Alaska Airlines and Horizon Air together serve more than 90 cities through their network in Alaska, Hawaii, the continental U.S., Canada and Mexico.
In November, Alaska Air Group signed an expanded marketing alliance with Atlanta-based Delta Air Lines Inc., the world's biggest carrier. Executives said then that the move is expected to help feed passengers to support new international routes Delta has said it plans to launch this year. Delta's chief said at that time that the two carriers had not had any discussions about a combination.
Alaska Air Group has fared better financially and in stock performance than some of its bigger rivals. At the same time, it has not been immune to the declines in demand due to the weak economy. Like other carriers, it also has been hit with losses related to fuel hedging.

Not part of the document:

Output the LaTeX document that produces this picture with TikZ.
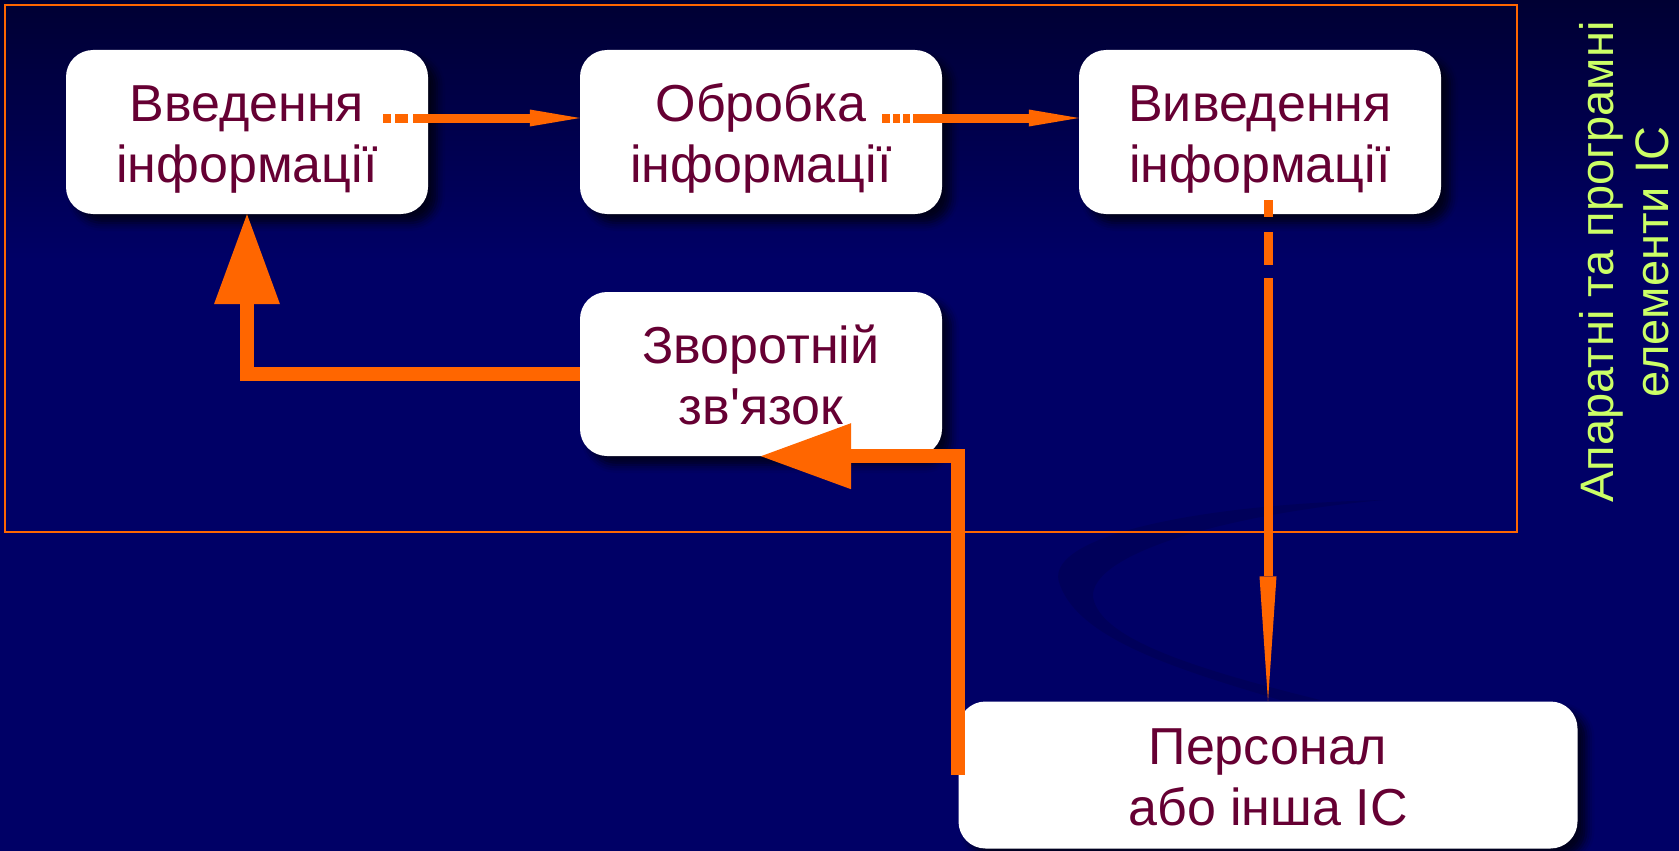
\documentclass[tikz,border=0pt]{standalone}
\usepackage{fontspec}
\setmainfont{Liberation Sans}
\usetikzlibrary{arrows.meta,shadows.blur}
\definecolor{bgnavy}{HTML}{000066}
\definecolor{bgdark}{HTML}{000033}
\definecolor{bgswirl}{HTML}{00005A}
\definecolor{arrorange}{HTML}{FF6600}
\definecolor{boxtext}{HTML}{660033}
\definecolor{sidegreen}{HTML}{CCFF66}
% two lines of a block, with fixed room above and below
\newcommand{\blocktext}[2]{\rule{0pt}{51pt}#1\\#2\rule[-12pt]{0pt}{12pt}}
\tikzset{
    box/.style={fill=white, rounded corners=27pt, minimum width=362pt, minimum height=164pt,
        inner sep=0pt, align=center, text=boxtext, font=\fontsize{52}{61}\selectfont,
        blur shadow={shadow xshift=9pt, shadow yshift=-9pt, shadow blur radius=8pt, shadow opacity=70}},
    thinarrow/.style={draw=arrorange, line width=9pt, -{Triangle[length=50pt, width=17pt, line width=0pt]}},
    longarrow/.style={draw=arrorange, line width=9pt, -{Triangle[length=125pt, width=17pt, line width=0pt]}},
    fbarrow/.style={draw=arrorange, line width=14pt, line join=miter, -{Triangle[length=90pt, width=66pt, line width=0pt]}},
    sidetext/.style={text=sidegreen, align=center, font=\fontsize{47}{55}\selectfont, inner sep=0pt}
}
\begin{document}
\begin{tikzpicture}[x=1pt, y=-1pt]
    \useasboundingbox (0, 0) rectangle (1679, 851);
    % background
    \fill[bgnavy] (0, 0) rectangle (1679, 851);
    \shade[top color=bgdark, bottom color=bgnavy] (0, 0) rectangle (1679, 260);
    \fill[bgswirl] (1383, 500) .. controls (1180, 505) and (1040, 540) .. (1060, 585)
        .. controls (1080, 640) and (1180, 670) .. (1280, 700)
        -- (1320, 700) .. controls (1200, 670) and (1100, 640) .. (1093, 597)
        .. controls (1090, 555) and (1220, 515) .. (1383, 500) -- cycle;
    \draw[arrorange, line width=2pt] (5, 5) rectangle (1517, 532);
    % blocks
    \node[box] (b1) at (247, 132) {\blocktext{Введення}{інформації}};
    \node[box] (b2) at (761, 132) {\blocktext{Обробка}{інформації}};
    \node[box] (b3) at (1260, 132) {\blocktext{Виведення}{інформації}};
    \node[box] (b4) at (761, 374) {\blocktext{Зворотній}{зв\textquotesingle язок}};
    \node[box, minimum width=619pt, minimum height=147pt] (b5) at (1268, 775) {\blocktext{Персонал}{або інша ІС}};
    \node[sidetext, rotate=90] (hw) at (1624, 262) {Апаратні та програмні\\елементи ІС};
    % arrows
    \coordinate (in1) at (383, 118);
    \coordinate (proc1) at (882, 118);
    \coordinate (out1) at (1268, 200);
    \draw[thinarrow, dash pattern=on 8pt off 4pt on 13pt off 5pt on 2000pt] (in1) -- (in1 -| b2.west);
    \draw[thinarrow, dash pattern=on 8pt off 3pt on 7pt off 3pt on 7pt off 3pt on 2000pt] (proc1) -- (proc1 -| b3.west);
    \draw[longarrow, dash pattern=on 17pt off 15pt on 33pt off 13pt on 2000pt] (out1) -- (b5.north);
    \draw[fbarrow] (b5.west) |- (b4.south);
    \draw[fbarrow] (b4.west) -| (b1.south);
\end{tikzpicture}
\end{document}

After locking in prices that looked reasonable earlier in 2008, some airlines finished the year paying substantially more than market price for a portion of their fuel. Alaska Air Group said its aircraft fuel cost in the fourth quarter, including hedging gains and losses, was $358.8 million, compared to $220.5 million a year earlier. That came despite the deep slide in oil prices during the final months of 2008. The company said it realized $50 million in losses on the early termination of fuel hedge contracts originally scheduled to settle in 2009 and 2010.
The company ended 2008 with nearly $1.1 billion in unrestricted cash and marketable securities.